Hassim looked at Lingard.
"Why did the little white man make that outcry?" he asked, anxiously.
"Their desire is to eat fish," said Lingard in an enraged tone.
Then before the air of extreme surprise which incontinently appeared on the other's face, he could not restrain a short and hopeless laugh.
"Eat fish," repeated Hassim, staring. "O you white people! O you white people! Eat fish! Good! But why make that noise? And why did you send them here without guns?" After a significant glance down upon the slope of the deck caused by the vessel being on the ground, he added with a slight nod at Lingard—"And without knowledge?"
"You should not have come here, O Hassim," said Lingard, testily. "Here no one understands. They take a rajah for a fisherman—"
"Ya-wa! A great mistake, for, truly, the chief of ten fugitives without a country is much less than the headman of a fishing village," observed Hassim, composedly. Immada sighed. "But you, Tuan, at least know the truth," he went on with quiet irony; then after a pause—"We came here because you had forgotten to look toward us, who had waited, sleeping little at night, and in the day watching with hot eyes the empty water at the foot of the sky for you."
Immada murmured, without lifting her head:
"You never looked for us. Never, never once."

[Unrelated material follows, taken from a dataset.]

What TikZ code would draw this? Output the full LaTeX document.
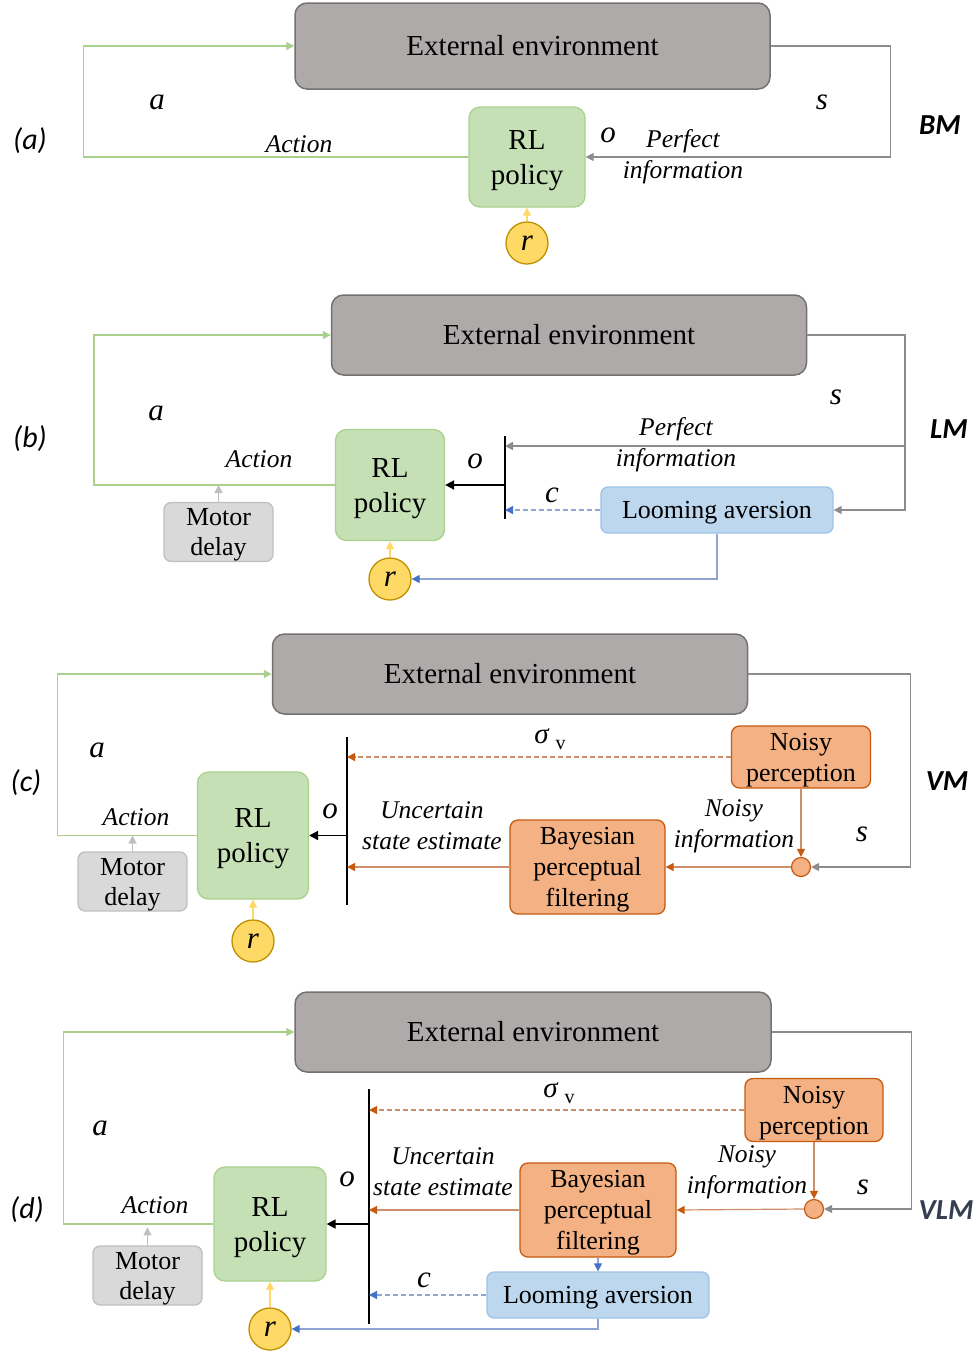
\documentclass[tikz,border=0pt]{standalone}
\usepackage{fontspec}
\setmainfont{Liberation Serif}
\newfontfamily\calib{Carlito}
\usetikzlibrary{arrows.meta,calc}
\newcommand{\pstr}{\rule[-0.22em]{0pt}{1.11em}}
\definecolor{envfill}{HTML}{AEAAAA}
\definecolor{envdraw}{HTML}{757171}
\definecolor{rlfill}{HTML}{C5E0B4}
\definecolor{rldraw}{HTML}{A9D18E}
\definecolor{mdfill}{HTML}{D9D9D9}
\definecolor{mddraw}{HTML}{BFBFBF}
\definecolor{rfill}{HTML}{FFD966}
\definecolor{rdraw}{HTML}{BF9000}
\definecolor{lafill}{HTML}{BDD7EE}
\definecolor{ladraw}{HTML}{9DC3E6}
\definecolor{blueln}{HTML}{4472C4}
\definecolor{bluelt}{HTML}{8FA6D2}
\definecolor{orfill}{HTML}{F4B183}
\definecolor{ordraw}{HTML}{C55A11}
\definecolor{orline}{HTML}{CE8E6A}
\definecolor{grayln}{HTML}{8C8C8C}
\definecolor{vlmcol}{HTML}{333F50}
\tikzset{
 env/.style={draw=envdraw, line width=1.5pt, fill=envfill, rounded corners=12pt, minimum width=475pt, minimum height=80pt, inner sep=0pt, font=\fontsize{29}{32}\selectfont},
 rlbox/.style={draw=rldraw, line width=1.3pt, fill=rlfill, rounded corners=11pt, align=center, inner sep=0pt, font=\fontsize{29}{35}\selectfont},
 mdbox/.style={draw=mddraw, line width=1.3pt, fill=mdfill, rounded corners=7pt, minimum width=109pt, minimum height=57pt, align=center, inner sep=0pt, font=\fontsize{26}{30}\selectfont},
 rnode/.style={circle, draw=rdraw, line width=1.3pt, fill=rfill, minimum size=42pt, inner sep=0pt, font=\fontsize{31}{31}\selectfont\itshape},
 labox/.style={draw=ladraw, line width=1.3pt, fill=lafill, rounded corners=7pt, minimum height=46pt, inner sep=0pt, font=\fontsize{26}{30}\selectfont},
 orbox/.style={draw=ordraw, line width=1.3pt, fill=orfill, rounded corners=8pt, align=center, inner sep=0pt, font=\fontsize{26}{31}\selectfont},
 sumnode/.style={circle, draw=ordraw, line width=1.2pt, fill=orfill, minimum size=19pt, inner sep=0pt},
 lbl/.style={font=\fontsize{25.5}{31}\selectfont\itshape, align=center, inner sep=0pt},
 varl/.style={font=\fontsize{31}{31}\selectfont\itshape, inner sep=0pt},
 tagl/.style={font=\calib\fontsize{30}{30}\selectfont\itshape, inner sep=0pt},
 modell/.style={font=\calib\fontsize{29}{30}\selectfont\bfseries\itshape, inner sep=0pt},
 arrtip/.style={-{Triangle[length=8pt,width=8pt]}},
 greenln/.style={draw=rldraw, line width=1.3pt, arrtip},
 grayarr/.style={draw=grayln, line width=1.3pt, arrtip},
 mdarr/.style={draw=mddraw, line width=1.3pt, arrtip},
 rarr/.style={draw=rfill, line width=1.3pt, arrtip},
 blkarr/.style={draw=black, line width=1.8pt, -{Triangle[length=9pt,width=9pt]}},
 orarr/.style={draw=orline, line width=1.2pt, -{Triangle[length=8pt,width=8pt,color=ordraw]}},
 ordash/.style={draw=orline, line width=1.2pt, dash pattern=on 5pt off 3pt, -{Triangle[length=8pt,width=8pt,color=ordraw]}},
 bluedash/.style={draw=bluelt, line width=1.3pt, dash pattern=on 5pt off 3pt, -{Triangle[length=8pt,width=8pt,color=blueln]}},
 bluearr/.style={draw=bluelt, line width=1.3pt, -{Triangle[length=8pt,width=8pt,color=blueln]}},
 barln/.style={draw=black, line width=1.7pt},
}
\begin{document}
\begin{tikzpicture}[x=1pt,y=-1pt]
\useasboundingbox (0,0) rectangle (978,1353);

% ---------------- (a) ----------------
\node[env, minimum height=86pt] (envA) at (532.5,46) {\pstr External environment};
\node[rlbox, minimum width=116pt, minimum height=100pt] (rlA) at (527,157) {\pstr RL\\\pstr policy};
\node[rnode] (rA) at (527,243) {r};
\draw[greenln] (rlA.west) -- ++(-385,0) |- (envA.west);
\draw[grayarr] (envA.east) -- ++(120,0) |- (rlA.east);
\draw[rarr] (rA.north) -- (rlA.south);
\node[varl] (aA) at (157,102) {a};
\node[varl] (sA) at (822,102) {s};
\node[varl] (oA) at (608,135) {o};
\node[lbl] (actA) at (299,144) {Action};
\node[lbl] (piA) at (683,157) {Perfect\\information};
\node[tagl] (tagA) at (30,141) {(a)};
\node[modell] (mA) at (940,125) {BM};

% ---------------- (b) ----------------
\node[env] (envB) at (569,335) {\pstr External environment};
\node[rlbox, minimum width=109pt, minimum height=111pt] (rlB) at (390,485) {\pstr RL\\\pstr policy};
\node[mdbox] (mdB) at (218.5,532) {\pstr Motor\\\pstr delay};
\node[rnode] (rB) at (390,579) {r};
\node[labox, minimum width=232pt] (laB) at (717,510) {\pstr Looming aversion};
\coordinate (bBt) at (505,436);
\coordinate (bBb) at (505,519);
\coordinate (sB) at (905,446);
\draw[barln, line width=2pt] (bBt) -- (bBb);
\draw[greenln] (rlB.west) -- ++(-241,0) |- (envB.west);
\draw[mdarr] (mdB.north) -- (mdB.north |- rlB.west);
\draw[rarr] (rB.north) -- (rlB.south);
\draw[blkarr] (bBt |- rlB.east) -- (rlB.east);
\draw[grayarr] (envB.east) -- (envB.east -| sB) |- (laB.east);
\draw[grayarr, line width=1.7pt] (sB) -- (sB -| bBt);
\draw[bluedash] (laB.west) -- (laB.west -| bBt);
\draw[bluearr] (laB.south) |- (rB.east);
\node[varl] (aB) at (156,413) {a};
\node[varl] (sB2) at (836,397) {s};
\node[varl] (oB) at (475,461) {o};
\node[varl] (cB) at (552,495) {c};
\node[lbl] (actB) at (259,459) {Action};
\node[lbl] (piB) at (676,445) {Perfect\\information};
\node[tagl] (tagB) at (30,439) {(b)};
\node[modell] (mB) at (949,429) {LM};

% ---------------- (c) ----------------
\node[env] (envC) at (510,674) {\pstr External environment};
\node[rlbox, minimum width=111pt, minimum height=127pt] (rlC) at (253,835.5) {\pstr RL\\\pstr policy};
\node[mdbox] (mdC) at (132.5,881.5) {\pstr Motor\\\pstr delay};
\node[rnode] (rC) at (253,941) {r};
\node[orbox, minimum width=139pt, minimum height=62pt] (npC) at (801,757) {\pstr Noisy\\\pstr perception};
\node[orbox, minimum width=155pt, minimum height=94pt] (bpC) at (587.5,867) {\pstr Bayesian\\\pstr perceptual\\\pstr filtering};
\node[sumnode] (sumC) at (801,867) {};
\coordinate (bCt) at (347,737);
\coordinate (bCb) at (347,905);
\draw[barln] (bCt) -- (bCb);
\draw[greenln] (rlC.west) -- ++(-139.5,0) |- (envC.west);
\draw[mdarr] (mdC.north) -- (mdC.north |- rlC.west);
\draw[rarr] (rC.north) -- (rlC.south);
\draw[blkarr] (bCt |- rlC.east) -- (rlC.east);
\draw[ordash] (npC.west) -- (npC.west -| bCt);
\draw[orarr] (npC.south) -- (sumC.north);
\draw[grayarr] (envC.east) -- ++(162,0) |- (sumC.east);
\draw[orarr] (sumC.west) -- (bpC.east);
\draw[orarr] (bpC.west) -- (bpC.west -| bCt);
\node[varl] (aC) at (97,750) {a};
\node[varl] (sC) at (862,834) {s};
\node[varl] (oC) at (330,811) {o};
\node[lbl] (actC) at (136,817) {Action};
\node[lbl] (ueC) at (432,826) {Uncertain\\state estimate};
\node[lbl] (niC) at (734,826) {Noisy\\information};
\node[lbl, font=\fontsize{29}{29}\selectfont] (sgC) at (550,739) {\textit{σ}\hspace{6pt}\raisebox{-6pt}{\fontsize{20}{20}\selectfont v}};
\node[tagl] (tagC) at (26,783) {(c)};
\node[modell] (mC) at (947,781) {VM};

% ---------------- (d) ----------------
\node[env, minimum width=476pt] (envD) at (533,1032) {\pstr External environment};
\node[rlbox, minimum width=112pt, minimum height=114pt] (rlD) at (270,1224) {\pstr RL\\\pstr policy};
\node[mdbox] (mdD) at (147.5,1275.5) {\pstr Motor\\\pstr delay};
\node[rnode] (rD) at (270,1329) {r};
\node[orbox, minimum width=138pt, minimum height=63pt] (npD) at (814,1110) {\pstr Noisy\\\pstr perception};
\node[orbox, minimum width=156pt, minimum height=94pt] (bpD) at (598,1210) {\pstr Bayesian\\\pstr perceptual\\\pstr filtering};
\node[sumnode] (sumD) at (814,1209) {};
\node[labox, minimum width=222pt] (laD) at (598,1295) {\pstr Looming aversion};
\coordinate (bDt) at (369,1089);
\coordinate (bDb) at (369,1324);
\draw[barln] (bDt) -- (bDb);
\draw[greenln] (rlD.west) -- ++(-150,0) |- (envD.west);
\draw[mdarr] (mdD.north) -- ++(0,-18);
\draw[rarr] (rD.north) -- (rlD.south);
\draw[blkarr] (bDt |- rlD.east) -- (rlD.east);
\draw[ordash] (npD.west) -- (npD.west -| bDt);
\draw[orarr] (npD.south) -- (sumD.north);
\draw[grayarr] (envD.east) -- ++(140,0) |- (sumD.east);
\draw[orarr] (sumD.west) -- (bpD.east);
\draw[orarr] (bpD.west) -- (bpD.west -| bDt);
\draw[bluearr] (bpD.south) -- (laD.north);
\draw[bluedash] (laD.west) -- (laD.west -| bDt);
\draw[bluearr] (laD.south) |- (rD.east);
\node[varl] (aD) at (100,1128) {a};
\node[varl] (sD) at (863,1187) {s};
\node[varl] (oD) at (347,1179) {o};
\node[varl] (cD) at (424,1280) {c};
\node[lbl] (actD) at (155,1205) {Action};
\node[lbl] (ueD) at (443,1172) {Uncertain\\state estimate};
\node[lbl] (niD) at (747,1172) {Noisy\\information};
\node[lbl, font=\fontsize{29}{29}\selectfont] (sgD) at (559,1093) {\textit{σ}\hspace{6pt}\raisebox{-6pt}{\fontsize{20}{20}\selectfont v}};
\node[tagl] (tagD) at (27,1210) {(d)};
\node[modell, text=vlmcol] (mD) at (946,1210) {VLM};
\end{tikzpicture}
\end{document}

"There was too much trouble in my eyes," explained Lingard with that patient gentleness of tone and face which, every time he spoke to the young girl, seemed to disengage itself from his whole person, enveloping his fierceness, softening his aspect, such as the dreamy mist that in the early radiance of the morning weaves a veil of tender charm about a rugged rock in mid-ocean. "I must look now to the right and to the left as in a time of sudden danger," he added after a moment and she whispered an appalled "Why?" so low that its pain floated away in the silence of attentive men, without response, unheard, ignored, like the pain of an impalpable thought.
D'Alcacer, standing back, surveyed them all with a profound and alert attention. Lingard seemed unable to tear himself away from the yacht, and remained, checked, as it were in the act of going, like a man who has stopped to think out the last thing to say; and that stillness of a body, forgotten by the labouring mind, reminded Carter of that moment in the cabin, when alone he had seen this man thus wrestling with his thought, motionless and locked in the grip of his conscience.